Eva Figes | |
---|---|
Born | 15 April 1932 Berlin |
Died | 28 August 2012 (aged 80) Greater London |
Alma mater | Queen Mary College |
Occupation | Novelist, social critic |
Awards | Guardian Fiction Prize |
Eva Figes (/ˈfaɪdʒiːz/; 15 April 1932 – 28 August 2012) was an English author. Figes wrote novels, literary criticism, studies of feminism, and vivid memoirs relating to her Berlin childhood and later experiences as a Jewish refugee from Hitler's Germany.
Born Eva Unger, she arrived in Britain in 1939 with her parents and a younger brother.

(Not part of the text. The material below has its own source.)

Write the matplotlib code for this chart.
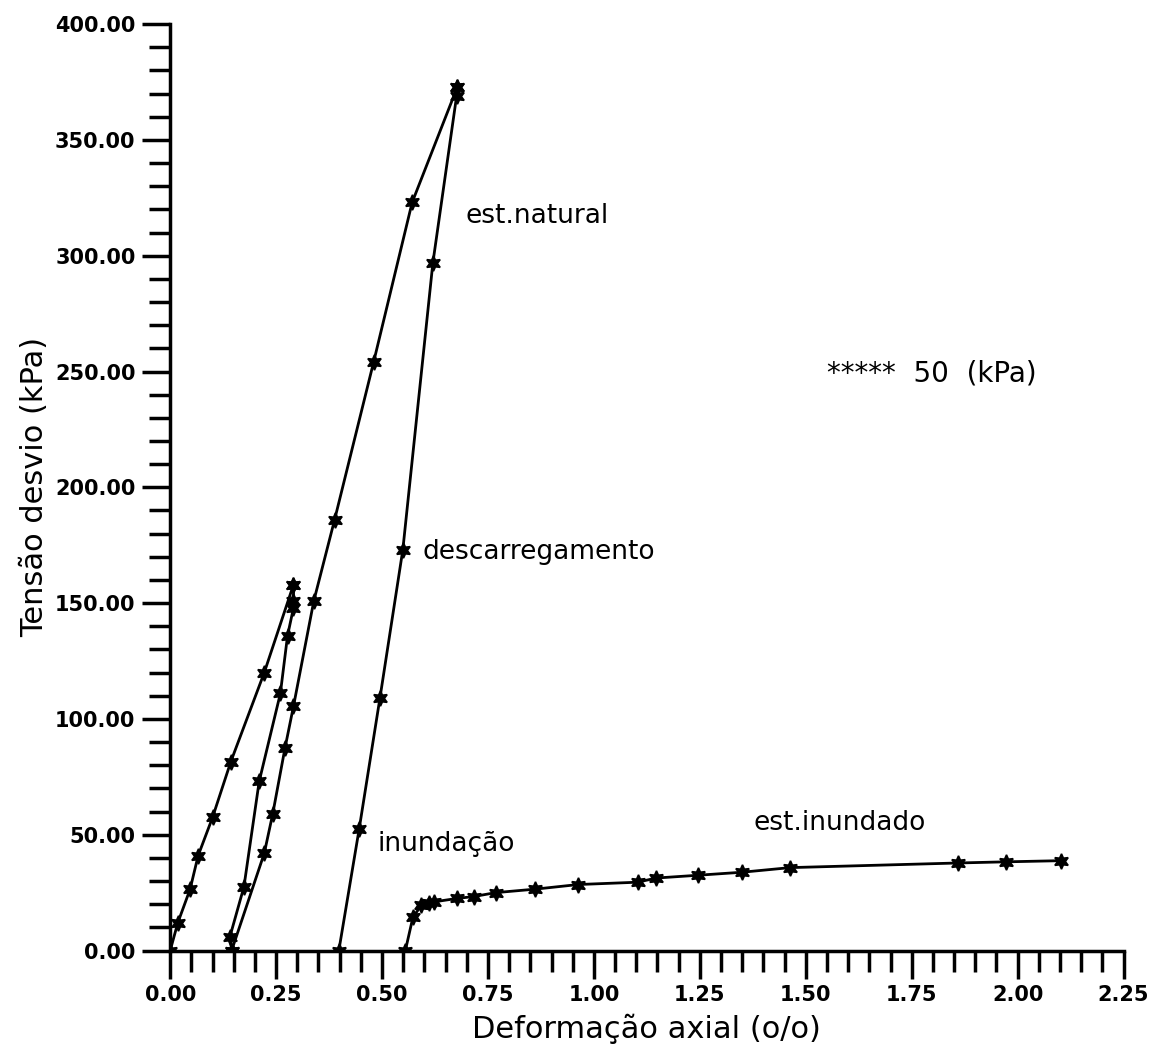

After graduating B.A. with honours from Queen Mary College in London in 1953, she worked in publishing until 1967, when she became a full-time writer.
She was married in 1954 to John George Figes. They had two children: the writer Catherine J. ("Kate") Figes, and the academic Orlando G. Figes.
The marriage was dissolved by divorce in 1962.
In the 1960s she was associated with an informal group of experimental British writers influenced by Rayner Heppenstall that included Stefan Themerson, Ann Quin, Alan Burns, and its informal leader, B. S. Johnson.
Figes' 1983 novel, Light, is an impressionistic portrait of a single day in the life of Claude Monet from sunrise to sunset. Her best known work is probably Patriarchal Attitudes, a feminist polemic written in 1970, and she won the Guardian Fiction Prize for Winter Journey in 1967.